# Chantily Triffle



## 648 (Aug 18, 2000)

My friend has been searching for this recipe called "Chantily Triffle". She says it contains layers of fruit and whipped cream, and sponge cake. She said it is to die for. Can anyone come up with the recipe? Would love to suprise my friend with the recipe. I have looked through all my cookbooks, and can't find a recipe like it. PJ

[This message has been edited by PJ (edited August 29, 2000).]


----------



## cookm (Aug 8, 2000)

Just wanted to clarify...I've heard of a dessert called a trifle, an English layered fruit dessert.


----------



## 648 (Aug 18, 2000)

That might be it. Could you share the recipe? Thanks, PJ


----------



## m brown (May 29, 1999)

From the Inn at Perry Cabin — St. Michaels, Maryland. At the
inn, this classic English dessert comes with clotted cream. A
blend of whipped cream and sour cream is a nice substitute. 

6 cups assorted berries
3/4 cup water
3/4 cup sugar
1 1/2 tablespoons fresh lemon juice
20 1/4-inch-thick firm white bread slices
3/4 cup chilled whipping cream
1/4 cup sour cream 

Combine berries, water, sugar and lemon juice in heavy large
saucepan. Bring to simmer, stirring occasionally. Strain berry
mixture, reserving juices.

Line six 3/4-cup soufflè dishes with plastic, overlapping sides.
Using 2 1/2-inch round cookie cutter, cut out round from
center of 12 bread slices. Trim crusts from 8 bread slices.
Trim crusts from 8 bread slices. Cut each slice into 4 equal
squares. Dip 1 round into fruit juices. Place in bottom of dish.
Dip 5 bread squares, 1 at a time, into juices; place around sides
of dish. Spoon 1/2 cup berries into dish. Dip 1 more bread
round into juices. Place atop berries. Cover. Repeat with bread
rounds and squares, juices and berries. Combine remaining berries and juices in
bowl; cover and chill. Place puddings on baking sheet. Top with another baking
sheet. Place heavy object on sheet. Chill overnight.

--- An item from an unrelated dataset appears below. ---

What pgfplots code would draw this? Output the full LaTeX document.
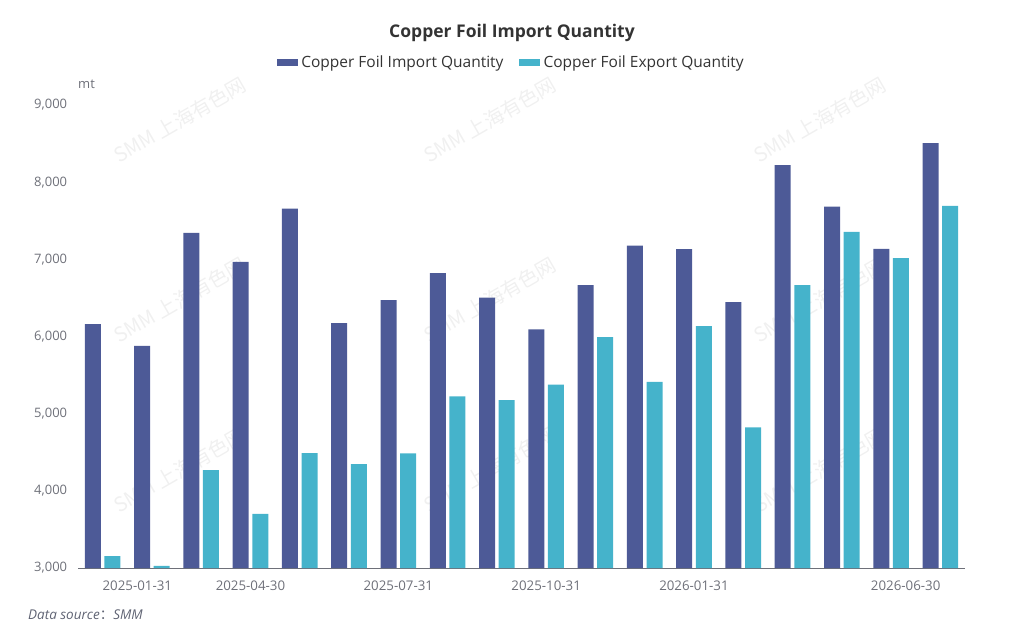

Beat whipping cream and sour cream to soft peaks. Unwrap puddings. Turn out
onto plates; remove plastic. Serve with cream and berry mixture. 

Makes 6 servings.

Bon Appé*** 
June 1995
R.S.V.P. 
The Inn at Perry Cabin, St. Michaels MD


close to it?


------------------
bake first, ask questions later


----------



## judy (Jul 6, 1999)

That is an interesting version mbrown. To be very proper with this english dessert you use stale sponge type cake, genoise is really the best slather it with good quality raspberry jam sprinkle with med sweet sherry, this is very important to be traditional!
Toss with soft fruit of your choice putin dish and cover with creme anglaise.When cold decorate with lots of cream.
Yes clotted cream is the best.


----------



## nick.shu (Jul 18, 2000)

heheh, dont forget the fruit jelly


----------



## 648 (Aug 18, 2000)

Thank you MBrown. I will give this to my friend and together maybe we can make this dessert. Sounds wonderful. Thank you for getting the recipe together for us. Pj


----------



## 648 (Aug 18, 2000)

Thank you Judy. Can't wait to try this version. I think this recipe is close if not the recipe my friend is seeking. Can't wait to show it to her. Thanks a bunch pj


----------



## m brown (May 29, 1999)

PJ,
You can use cake instead of bread and omit the sour cream to your taste. Also add sherry or other alcohol to the wash. 
enjoy!!


----------



## 648 (Aug 18, 2000)

My friend was so excited to get this recipe. She did say the recipe she remembered was with sponge cake. And she believes the recipe called for rum. She said the chef who make this recipe was trained in NYC and Paris. He went to school in both cities. Thank you again! PJ


----------



## judy (Jul 6, 1999)

I think I have seen that recipe with the rum that you are talking about. The chef layered raspberries,sponge sprinkled with rum,cream,a few times. It is a more up market version than the other one I posted. I remember trying it and it looked good as I used very large martini glasses. Tasted o.k. too.


----------



## judy (Jul 6, 1999)

I think I have seen that recipe with the rum that you are talking about. The chef layered raspberries,sponge sprinkled with rum,cream,a few times. It is a more up market version than the other one I posted. I remember trying it and it looked good as I used very large martini glasses. Tasted o.k. too.


----------



## nick.shu (Jul 18, 2000)

Another way you could make a trifle is to get a martini glass or something larger and make a upside down charlotte royale and garnish with berries and cream.

It would be prudent to macerate the swiss roll with some alcohol, perhaps a kirsch or a grand marnier.


----------